**Collected data**
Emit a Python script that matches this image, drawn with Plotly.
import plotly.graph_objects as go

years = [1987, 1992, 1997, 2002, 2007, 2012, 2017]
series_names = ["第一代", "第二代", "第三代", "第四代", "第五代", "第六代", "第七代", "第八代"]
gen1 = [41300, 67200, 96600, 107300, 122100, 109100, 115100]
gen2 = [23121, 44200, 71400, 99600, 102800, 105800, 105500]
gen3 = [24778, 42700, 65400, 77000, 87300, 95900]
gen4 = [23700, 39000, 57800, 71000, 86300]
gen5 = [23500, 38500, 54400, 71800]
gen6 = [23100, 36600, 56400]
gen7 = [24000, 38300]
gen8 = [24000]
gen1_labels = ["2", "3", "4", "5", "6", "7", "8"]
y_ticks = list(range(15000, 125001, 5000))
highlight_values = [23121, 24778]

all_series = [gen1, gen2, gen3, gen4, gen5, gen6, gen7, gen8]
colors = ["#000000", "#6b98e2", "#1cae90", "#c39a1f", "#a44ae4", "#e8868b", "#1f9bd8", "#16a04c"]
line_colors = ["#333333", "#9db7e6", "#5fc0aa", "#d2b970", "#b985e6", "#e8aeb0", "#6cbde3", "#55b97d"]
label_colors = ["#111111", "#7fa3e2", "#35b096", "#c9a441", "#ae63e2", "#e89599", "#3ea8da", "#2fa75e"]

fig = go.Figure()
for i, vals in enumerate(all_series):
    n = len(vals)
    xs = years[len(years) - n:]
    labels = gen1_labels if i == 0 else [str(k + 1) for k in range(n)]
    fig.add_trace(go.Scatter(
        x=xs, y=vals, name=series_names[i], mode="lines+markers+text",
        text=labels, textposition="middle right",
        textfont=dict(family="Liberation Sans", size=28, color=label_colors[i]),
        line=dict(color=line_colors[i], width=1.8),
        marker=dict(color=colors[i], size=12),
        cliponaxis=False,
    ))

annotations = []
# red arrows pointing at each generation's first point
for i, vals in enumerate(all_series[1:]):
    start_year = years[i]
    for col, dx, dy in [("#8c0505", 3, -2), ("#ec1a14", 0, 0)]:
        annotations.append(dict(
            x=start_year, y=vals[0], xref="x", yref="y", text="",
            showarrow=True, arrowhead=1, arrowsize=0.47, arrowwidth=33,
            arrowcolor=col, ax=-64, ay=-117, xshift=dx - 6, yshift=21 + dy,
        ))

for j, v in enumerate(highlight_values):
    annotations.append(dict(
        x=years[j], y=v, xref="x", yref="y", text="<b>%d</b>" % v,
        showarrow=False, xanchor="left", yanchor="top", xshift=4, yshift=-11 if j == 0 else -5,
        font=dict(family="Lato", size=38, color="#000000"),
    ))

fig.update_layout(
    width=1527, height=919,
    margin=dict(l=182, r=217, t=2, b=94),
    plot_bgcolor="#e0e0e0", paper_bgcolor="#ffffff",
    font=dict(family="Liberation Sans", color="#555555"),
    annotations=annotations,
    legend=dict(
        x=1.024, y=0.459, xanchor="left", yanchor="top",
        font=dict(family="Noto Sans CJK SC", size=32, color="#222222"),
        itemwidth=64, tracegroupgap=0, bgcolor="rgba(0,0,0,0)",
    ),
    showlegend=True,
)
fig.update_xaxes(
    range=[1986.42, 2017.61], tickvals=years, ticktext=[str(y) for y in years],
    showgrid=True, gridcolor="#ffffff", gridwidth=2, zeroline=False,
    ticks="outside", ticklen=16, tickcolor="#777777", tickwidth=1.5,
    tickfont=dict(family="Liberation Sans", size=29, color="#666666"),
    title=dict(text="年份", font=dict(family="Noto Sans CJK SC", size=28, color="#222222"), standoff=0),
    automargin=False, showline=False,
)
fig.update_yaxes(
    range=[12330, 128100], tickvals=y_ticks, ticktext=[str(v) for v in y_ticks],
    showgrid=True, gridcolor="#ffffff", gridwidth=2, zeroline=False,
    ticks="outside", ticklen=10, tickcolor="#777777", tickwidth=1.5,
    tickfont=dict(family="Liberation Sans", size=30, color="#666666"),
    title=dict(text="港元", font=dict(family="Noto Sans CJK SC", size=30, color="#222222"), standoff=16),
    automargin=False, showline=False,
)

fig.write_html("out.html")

**What the exercise asks**
Lines from the beginning of the data above through the line containing "import plotly.graph_objects as go" are to be returned exactly, and no others.

**Completed task**
Emit a Python script that matches this image, drawn with Plotly.
import plotly.graph_objects as go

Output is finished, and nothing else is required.